8. Therefore that priest who arbitrarily changed the words of consecration was not faithful to the very words of the Lord, but interpreted them.
No one is authorised to do this.
In fact, he is not allowed to.
9. That priest should be reminded that the faithful have the right not to alter the words of the liturgy.
Priests are ministers of the sacred mysteries. And ministers are required to be faithful as Sacred Scripture reminds: “This is how one should regard us, as servants of Christ and stewards of the mysteries of God. Moreover it is required of stewards that they be found trustworthy” (1 Cor 4,1-2).
10. For this reason the Instruction Redemptionis sacramentum of 25.3.2004 says: “The reprobate practice by which Priests, Deacons or the faithful here and there alter or vary at will the texts of the Sacred Liturgy that they are charged to pronounce, must cease.

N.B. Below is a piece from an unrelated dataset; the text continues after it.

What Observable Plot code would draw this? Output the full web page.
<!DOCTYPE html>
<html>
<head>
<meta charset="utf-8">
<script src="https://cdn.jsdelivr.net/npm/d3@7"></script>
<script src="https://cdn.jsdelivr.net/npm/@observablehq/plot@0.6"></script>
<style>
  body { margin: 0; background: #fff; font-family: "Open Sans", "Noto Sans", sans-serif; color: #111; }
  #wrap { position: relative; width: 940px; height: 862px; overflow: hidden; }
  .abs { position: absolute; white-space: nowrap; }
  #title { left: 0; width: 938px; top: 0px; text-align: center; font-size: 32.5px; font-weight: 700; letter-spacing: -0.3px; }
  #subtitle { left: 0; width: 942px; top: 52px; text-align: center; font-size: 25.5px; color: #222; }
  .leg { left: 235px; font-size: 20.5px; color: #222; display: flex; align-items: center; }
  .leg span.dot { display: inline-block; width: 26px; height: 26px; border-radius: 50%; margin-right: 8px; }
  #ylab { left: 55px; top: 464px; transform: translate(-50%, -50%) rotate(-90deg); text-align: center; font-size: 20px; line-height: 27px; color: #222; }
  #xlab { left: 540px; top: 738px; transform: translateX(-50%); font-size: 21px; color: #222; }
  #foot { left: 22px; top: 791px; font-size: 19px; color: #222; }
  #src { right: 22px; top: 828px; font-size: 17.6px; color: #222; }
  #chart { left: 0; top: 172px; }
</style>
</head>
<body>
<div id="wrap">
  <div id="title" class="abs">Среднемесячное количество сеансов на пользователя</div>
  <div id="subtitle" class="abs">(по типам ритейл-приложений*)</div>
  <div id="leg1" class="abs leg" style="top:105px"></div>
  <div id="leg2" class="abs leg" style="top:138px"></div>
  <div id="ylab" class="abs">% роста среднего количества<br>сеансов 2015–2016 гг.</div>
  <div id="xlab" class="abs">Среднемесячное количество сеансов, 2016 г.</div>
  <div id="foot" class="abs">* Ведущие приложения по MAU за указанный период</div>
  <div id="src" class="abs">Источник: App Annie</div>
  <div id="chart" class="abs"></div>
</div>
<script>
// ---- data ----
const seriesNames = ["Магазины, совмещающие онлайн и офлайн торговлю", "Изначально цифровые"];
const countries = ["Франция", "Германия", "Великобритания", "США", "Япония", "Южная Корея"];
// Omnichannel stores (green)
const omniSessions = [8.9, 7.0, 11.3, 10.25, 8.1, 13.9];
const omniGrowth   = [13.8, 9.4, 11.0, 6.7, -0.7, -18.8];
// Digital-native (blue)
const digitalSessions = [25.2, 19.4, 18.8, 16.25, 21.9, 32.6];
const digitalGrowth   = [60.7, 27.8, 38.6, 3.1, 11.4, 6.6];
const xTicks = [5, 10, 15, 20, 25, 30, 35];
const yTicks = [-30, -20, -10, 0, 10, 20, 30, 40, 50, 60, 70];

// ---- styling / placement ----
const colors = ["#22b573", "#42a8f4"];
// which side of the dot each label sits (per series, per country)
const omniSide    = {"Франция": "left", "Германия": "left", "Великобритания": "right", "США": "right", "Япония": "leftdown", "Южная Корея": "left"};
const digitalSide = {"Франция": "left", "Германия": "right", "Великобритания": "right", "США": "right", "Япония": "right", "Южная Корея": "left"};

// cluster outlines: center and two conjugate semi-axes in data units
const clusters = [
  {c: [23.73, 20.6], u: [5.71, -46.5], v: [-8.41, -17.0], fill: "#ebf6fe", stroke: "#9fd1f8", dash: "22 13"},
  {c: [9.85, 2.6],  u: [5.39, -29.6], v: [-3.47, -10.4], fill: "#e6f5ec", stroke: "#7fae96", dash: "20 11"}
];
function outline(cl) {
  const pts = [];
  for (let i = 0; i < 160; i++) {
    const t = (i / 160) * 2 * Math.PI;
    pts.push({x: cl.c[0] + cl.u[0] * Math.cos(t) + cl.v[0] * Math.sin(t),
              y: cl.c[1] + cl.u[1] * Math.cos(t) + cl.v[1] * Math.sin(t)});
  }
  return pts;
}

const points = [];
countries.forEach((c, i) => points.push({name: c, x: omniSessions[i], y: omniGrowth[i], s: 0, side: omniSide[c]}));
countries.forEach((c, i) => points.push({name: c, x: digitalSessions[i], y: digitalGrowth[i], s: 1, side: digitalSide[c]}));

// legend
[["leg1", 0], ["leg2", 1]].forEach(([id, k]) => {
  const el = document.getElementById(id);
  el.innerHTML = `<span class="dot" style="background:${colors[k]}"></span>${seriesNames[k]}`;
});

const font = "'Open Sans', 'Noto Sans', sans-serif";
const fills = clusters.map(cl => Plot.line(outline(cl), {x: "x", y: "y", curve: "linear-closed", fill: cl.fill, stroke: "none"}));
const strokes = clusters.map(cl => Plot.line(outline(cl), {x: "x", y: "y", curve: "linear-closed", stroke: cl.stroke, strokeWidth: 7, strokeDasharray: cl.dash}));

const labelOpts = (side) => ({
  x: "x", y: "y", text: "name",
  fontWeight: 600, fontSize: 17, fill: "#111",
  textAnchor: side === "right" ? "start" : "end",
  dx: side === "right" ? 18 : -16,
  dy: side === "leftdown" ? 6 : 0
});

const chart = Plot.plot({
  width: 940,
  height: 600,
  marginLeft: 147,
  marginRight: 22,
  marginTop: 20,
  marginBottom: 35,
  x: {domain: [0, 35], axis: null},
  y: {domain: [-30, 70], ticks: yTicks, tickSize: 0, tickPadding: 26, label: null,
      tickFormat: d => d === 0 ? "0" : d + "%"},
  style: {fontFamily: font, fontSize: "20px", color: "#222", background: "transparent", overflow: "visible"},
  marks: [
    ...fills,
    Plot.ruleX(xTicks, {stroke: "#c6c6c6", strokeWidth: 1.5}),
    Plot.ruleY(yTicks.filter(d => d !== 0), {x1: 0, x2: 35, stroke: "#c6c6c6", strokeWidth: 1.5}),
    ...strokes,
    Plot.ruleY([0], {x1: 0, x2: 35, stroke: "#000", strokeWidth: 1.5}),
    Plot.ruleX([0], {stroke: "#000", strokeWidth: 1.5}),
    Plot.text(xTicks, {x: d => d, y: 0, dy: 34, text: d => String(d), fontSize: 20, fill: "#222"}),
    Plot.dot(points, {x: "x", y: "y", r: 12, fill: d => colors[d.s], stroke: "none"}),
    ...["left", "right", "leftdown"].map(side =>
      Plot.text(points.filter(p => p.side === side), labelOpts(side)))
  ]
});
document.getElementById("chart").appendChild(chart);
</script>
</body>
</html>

For in doing thus, they render the celebration of the Sacred Liturgy unstable, and not infrequently distort the authentic meaning of the Liturgy” (n. 59).
11. Already before John Paul II in the letter Dominicae Cenae of 24 February 1980 had said: “The priest as minister, as celebrant, as the one who presides over the eucharistic assembly of the faithful, should have a special sense of the common good of the Church, which he represents through his ministry, but to which he must also be subordinate, according to a correct discipline of faith. He cannot consider himself a “proprietor” who can make free use of the liturgical text and of the sacred rite as if it were his own property, in such a way as to stamp it with his own arbitrary personal style. At times this latter might seem more effective, and it may better correspond to subjective piety; nevertheless, objectively it is always a betrayal of that union which should find its proper expression in the sacrament of unity. Every priest who offers the holy Sacrifice should recall that during this Sacrifice it is not only he with his community that is praying but the whole Church, which is thus expressing in this sacrament her spiritual unity, among other ways by the use of the approved liturgical text. To call this position “mere insistence on uniformity” would only show ignorance of the objective requirements of authentic unity, and would be a symptom of harmful individualism.
This subordination of the minister, of the celebrant, to the mysterium which has been entrusted to him by the Church for the good of the whole People of God, should also find expression in the observance of the liturgical requirements concerning the celebration of the holy Sacrifice. These refer, for example, to dress, in particular to the vestments worn by the celebrant” (Dominicae cenae, n. 12).
12. What about these priests who ask the faithful to be obedient to their directives when they themselves first derogate from far more important directives? It is very unpleasant because the Lord asks priests to be “examples to the flock” (1 Pt 5,3).
I wish you all the best, I remind you to the Lord and I bless you.